What this task involves: Retype the data exactly, from its first line to the line containing "const axisMax = 93.1;", including both, and skip any picture.

Excerpt from a dataset:
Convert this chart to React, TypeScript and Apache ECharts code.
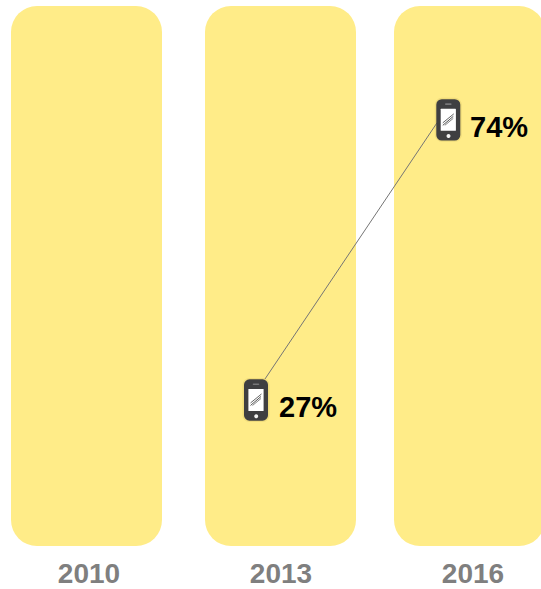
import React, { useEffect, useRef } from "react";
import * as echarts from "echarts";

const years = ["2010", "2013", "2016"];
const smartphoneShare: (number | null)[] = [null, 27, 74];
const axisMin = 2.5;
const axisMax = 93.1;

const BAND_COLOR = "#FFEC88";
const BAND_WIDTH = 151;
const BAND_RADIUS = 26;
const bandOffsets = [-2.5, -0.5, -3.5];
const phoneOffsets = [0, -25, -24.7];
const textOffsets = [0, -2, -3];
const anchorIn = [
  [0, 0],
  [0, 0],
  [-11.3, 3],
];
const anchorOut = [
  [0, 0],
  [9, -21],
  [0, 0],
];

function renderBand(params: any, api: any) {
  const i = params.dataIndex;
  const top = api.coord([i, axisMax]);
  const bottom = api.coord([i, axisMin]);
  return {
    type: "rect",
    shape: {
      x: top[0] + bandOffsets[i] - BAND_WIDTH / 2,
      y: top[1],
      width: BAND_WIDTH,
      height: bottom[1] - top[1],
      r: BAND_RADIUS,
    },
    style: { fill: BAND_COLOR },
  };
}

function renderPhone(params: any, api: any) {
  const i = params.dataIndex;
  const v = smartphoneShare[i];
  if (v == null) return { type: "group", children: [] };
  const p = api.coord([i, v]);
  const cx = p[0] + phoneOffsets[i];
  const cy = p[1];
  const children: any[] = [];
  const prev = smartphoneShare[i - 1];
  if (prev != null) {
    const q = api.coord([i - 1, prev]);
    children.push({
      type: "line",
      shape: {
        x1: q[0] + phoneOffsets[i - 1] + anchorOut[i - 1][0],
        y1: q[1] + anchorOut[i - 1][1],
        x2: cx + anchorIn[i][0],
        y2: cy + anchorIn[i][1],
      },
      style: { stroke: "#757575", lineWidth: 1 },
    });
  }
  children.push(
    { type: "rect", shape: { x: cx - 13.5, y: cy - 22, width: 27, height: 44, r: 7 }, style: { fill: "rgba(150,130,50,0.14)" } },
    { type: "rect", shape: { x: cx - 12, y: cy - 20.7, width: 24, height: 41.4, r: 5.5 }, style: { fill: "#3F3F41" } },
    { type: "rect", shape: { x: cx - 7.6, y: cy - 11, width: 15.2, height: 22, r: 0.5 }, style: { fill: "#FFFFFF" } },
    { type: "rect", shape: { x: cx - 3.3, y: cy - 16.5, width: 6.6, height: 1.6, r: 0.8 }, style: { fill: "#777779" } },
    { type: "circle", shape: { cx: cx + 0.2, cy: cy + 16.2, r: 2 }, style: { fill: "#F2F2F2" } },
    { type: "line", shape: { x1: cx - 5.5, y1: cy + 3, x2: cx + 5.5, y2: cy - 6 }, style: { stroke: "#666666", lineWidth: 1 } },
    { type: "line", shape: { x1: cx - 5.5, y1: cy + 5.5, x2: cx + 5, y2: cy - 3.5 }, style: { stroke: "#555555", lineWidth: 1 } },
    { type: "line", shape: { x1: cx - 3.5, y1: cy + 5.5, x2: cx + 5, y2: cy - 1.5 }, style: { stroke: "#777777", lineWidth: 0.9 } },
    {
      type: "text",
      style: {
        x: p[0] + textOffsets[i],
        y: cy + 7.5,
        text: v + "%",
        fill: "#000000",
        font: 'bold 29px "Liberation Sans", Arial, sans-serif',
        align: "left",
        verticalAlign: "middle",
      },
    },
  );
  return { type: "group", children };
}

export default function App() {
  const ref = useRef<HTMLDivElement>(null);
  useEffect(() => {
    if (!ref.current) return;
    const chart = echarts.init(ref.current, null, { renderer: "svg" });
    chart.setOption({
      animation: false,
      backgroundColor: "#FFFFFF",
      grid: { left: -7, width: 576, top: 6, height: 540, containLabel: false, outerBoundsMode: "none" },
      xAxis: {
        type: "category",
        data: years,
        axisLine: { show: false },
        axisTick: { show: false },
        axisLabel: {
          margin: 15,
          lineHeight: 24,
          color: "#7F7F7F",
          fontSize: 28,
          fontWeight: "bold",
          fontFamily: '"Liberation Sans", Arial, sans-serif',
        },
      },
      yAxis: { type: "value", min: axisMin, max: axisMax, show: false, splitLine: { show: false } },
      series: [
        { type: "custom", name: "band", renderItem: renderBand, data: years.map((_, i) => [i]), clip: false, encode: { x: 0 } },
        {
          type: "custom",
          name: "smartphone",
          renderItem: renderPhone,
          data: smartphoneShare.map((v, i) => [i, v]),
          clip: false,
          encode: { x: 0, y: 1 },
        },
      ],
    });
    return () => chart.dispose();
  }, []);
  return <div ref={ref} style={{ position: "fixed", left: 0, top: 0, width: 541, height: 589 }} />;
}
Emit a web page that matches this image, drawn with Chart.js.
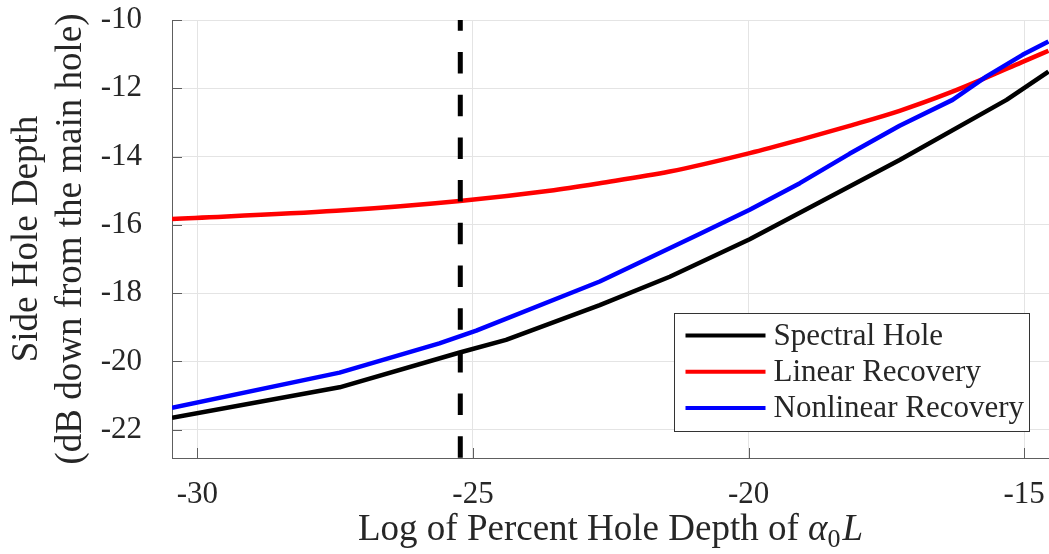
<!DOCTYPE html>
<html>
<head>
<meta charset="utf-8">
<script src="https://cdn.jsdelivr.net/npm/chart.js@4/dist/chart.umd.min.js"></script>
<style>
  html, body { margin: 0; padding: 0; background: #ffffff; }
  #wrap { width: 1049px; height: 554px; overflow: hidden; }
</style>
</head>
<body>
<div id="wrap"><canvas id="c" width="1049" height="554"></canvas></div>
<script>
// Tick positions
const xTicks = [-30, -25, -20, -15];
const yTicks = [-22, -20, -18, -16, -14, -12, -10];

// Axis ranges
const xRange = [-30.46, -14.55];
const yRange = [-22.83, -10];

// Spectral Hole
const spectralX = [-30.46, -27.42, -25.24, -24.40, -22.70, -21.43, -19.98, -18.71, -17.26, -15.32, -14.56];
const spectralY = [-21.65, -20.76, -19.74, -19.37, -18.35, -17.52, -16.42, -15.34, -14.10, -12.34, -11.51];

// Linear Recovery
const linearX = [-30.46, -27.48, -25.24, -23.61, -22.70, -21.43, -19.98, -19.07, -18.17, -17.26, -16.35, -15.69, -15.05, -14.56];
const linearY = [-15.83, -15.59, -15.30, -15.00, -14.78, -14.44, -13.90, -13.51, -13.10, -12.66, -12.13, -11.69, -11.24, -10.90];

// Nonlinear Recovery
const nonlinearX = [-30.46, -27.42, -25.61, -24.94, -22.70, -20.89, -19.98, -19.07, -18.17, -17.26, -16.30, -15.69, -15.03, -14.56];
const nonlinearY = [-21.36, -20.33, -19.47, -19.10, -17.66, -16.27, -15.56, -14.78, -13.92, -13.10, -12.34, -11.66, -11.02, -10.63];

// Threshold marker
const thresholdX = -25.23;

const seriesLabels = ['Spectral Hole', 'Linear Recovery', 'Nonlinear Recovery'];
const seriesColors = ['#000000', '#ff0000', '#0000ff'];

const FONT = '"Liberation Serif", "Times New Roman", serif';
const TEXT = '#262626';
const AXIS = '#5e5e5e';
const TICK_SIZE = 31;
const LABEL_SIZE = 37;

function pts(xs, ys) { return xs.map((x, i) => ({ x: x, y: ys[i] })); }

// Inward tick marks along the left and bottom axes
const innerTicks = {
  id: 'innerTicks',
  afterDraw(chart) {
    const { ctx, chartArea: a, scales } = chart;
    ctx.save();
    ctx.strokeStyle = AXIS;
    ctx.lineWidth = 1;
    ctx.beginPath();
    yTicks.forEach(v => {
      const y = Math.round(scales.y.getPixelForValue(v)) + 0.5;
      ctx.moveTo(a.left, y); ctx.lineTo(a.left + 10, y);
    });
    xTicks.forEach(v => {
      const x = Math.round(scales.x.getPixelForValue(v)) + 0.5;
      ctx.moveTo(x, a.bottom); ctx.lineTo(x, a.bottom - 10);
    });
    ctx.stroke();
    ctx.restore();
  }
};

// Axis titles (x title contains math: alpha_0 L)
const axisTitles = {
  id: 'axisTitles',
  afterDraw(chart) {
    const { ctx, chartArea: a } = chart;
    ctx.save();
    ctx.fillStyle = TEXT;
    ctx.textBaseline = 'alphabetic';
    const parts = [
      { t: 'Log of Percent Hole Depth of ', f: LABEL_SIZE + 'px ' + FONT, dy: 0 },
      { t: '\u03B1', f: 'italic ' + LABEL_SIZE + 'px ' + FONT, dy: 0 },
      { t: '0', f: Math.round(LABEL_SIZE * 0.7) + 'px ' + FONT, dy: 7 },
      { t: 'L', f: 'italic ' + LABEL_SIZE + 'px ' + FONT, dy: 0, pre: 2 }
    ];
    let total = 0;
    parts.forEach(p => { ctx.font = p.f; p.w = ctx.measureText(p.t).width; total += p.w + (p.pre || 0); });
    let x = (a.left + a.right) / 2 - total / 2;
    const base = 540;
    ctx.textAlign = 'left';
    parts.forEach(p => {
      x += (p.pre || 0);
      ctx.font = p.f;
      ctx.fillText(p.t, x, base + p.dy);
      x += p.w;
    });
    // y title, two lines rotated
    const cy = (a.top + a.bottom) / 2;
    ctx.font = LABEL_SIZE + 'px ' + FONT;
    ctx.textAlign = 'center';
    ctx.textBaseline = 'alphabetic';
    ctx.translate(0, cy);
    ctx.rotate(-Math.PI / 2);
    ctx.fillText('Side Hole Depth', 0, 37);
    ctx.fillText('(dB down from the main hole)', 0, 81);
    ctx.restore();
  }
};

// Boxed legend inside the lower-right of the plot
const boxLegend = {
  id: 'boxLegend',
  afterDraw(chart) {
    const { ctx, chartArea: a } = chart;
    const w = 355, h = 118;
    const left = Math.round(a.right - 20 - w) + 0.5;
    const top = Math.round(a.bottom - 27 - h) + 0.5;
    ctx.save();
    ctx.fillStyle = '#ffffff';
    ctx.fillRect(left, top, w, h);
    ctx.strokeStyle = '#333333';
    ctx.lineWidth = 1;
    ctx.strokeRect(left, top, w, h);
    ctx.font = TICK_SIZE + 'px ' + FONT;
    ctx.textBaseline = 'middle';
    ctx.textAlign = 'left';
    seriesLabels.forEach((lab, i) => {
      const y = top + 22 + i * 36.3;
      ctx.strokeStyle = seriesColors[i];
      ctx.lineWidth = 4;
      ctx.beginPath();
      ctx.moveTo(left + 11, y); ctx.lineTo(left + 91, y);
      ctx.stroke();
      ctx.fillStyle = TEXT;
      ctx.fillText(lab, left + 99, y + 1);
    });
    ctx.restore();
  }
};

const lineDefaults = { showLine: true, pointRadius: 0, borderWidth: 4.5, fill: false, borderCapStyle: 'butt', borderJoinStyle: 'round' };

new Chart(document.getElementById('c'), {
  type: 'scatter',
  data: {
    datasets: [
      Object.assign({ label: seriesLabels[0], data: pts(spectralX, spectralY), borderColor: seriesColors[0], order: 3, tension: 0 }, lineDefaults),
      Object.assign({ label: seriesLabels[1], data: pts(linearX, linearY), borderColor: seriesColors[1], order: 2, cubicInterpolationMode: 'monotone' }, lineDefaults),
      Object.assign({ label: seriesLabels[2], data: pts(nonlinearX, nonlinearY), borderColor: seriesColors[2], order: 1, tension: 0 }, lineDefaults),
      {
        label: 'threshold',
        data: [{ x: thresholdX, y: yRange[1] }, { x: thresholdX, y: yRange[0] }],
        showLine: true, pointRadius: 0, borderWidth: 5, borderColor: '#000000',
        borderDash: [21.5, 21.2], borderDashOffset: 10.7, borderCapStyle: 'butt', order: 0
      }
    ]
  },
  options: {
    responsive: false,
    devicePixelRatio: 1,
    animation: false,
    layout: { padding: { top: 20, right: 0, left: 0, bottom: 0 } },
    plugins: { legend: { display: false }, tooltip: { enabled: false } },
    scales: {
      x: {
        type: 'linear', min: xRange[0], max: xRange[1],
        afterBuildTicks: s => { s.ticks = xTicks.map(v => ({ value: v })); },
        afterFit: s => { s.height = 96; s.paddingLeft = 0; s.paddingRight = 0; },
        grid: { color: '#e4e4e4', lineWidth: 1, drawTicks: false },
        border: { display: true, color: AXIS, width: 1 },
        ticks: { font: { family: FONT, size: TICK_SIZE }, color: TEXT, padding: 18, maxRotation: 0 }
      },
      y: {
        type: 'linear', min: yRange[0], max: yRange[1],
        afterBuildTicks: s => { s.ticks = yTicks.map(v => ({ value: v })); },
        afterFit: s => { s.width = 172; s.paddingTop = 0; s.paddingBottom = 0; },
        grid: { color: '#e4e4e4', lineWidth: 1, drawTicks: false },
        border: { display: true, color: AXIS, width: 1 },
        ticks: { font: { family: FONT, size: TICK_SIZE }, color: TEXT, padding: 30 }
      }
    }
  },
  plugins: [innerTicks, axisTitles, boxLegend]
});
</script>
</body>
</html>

Answer to the problem:
Convert this chart to React, TypeScript and Apache ECharts code.
import React, { useEffect, useRef } from "react";
import * as echarts from "echarts";

const years = ["2010", "2013", "2016"];
const smartphoneShare: (number | null)[] = [null, 27, 74];
const axisMin = 2.5;
const axisMax = 93.1;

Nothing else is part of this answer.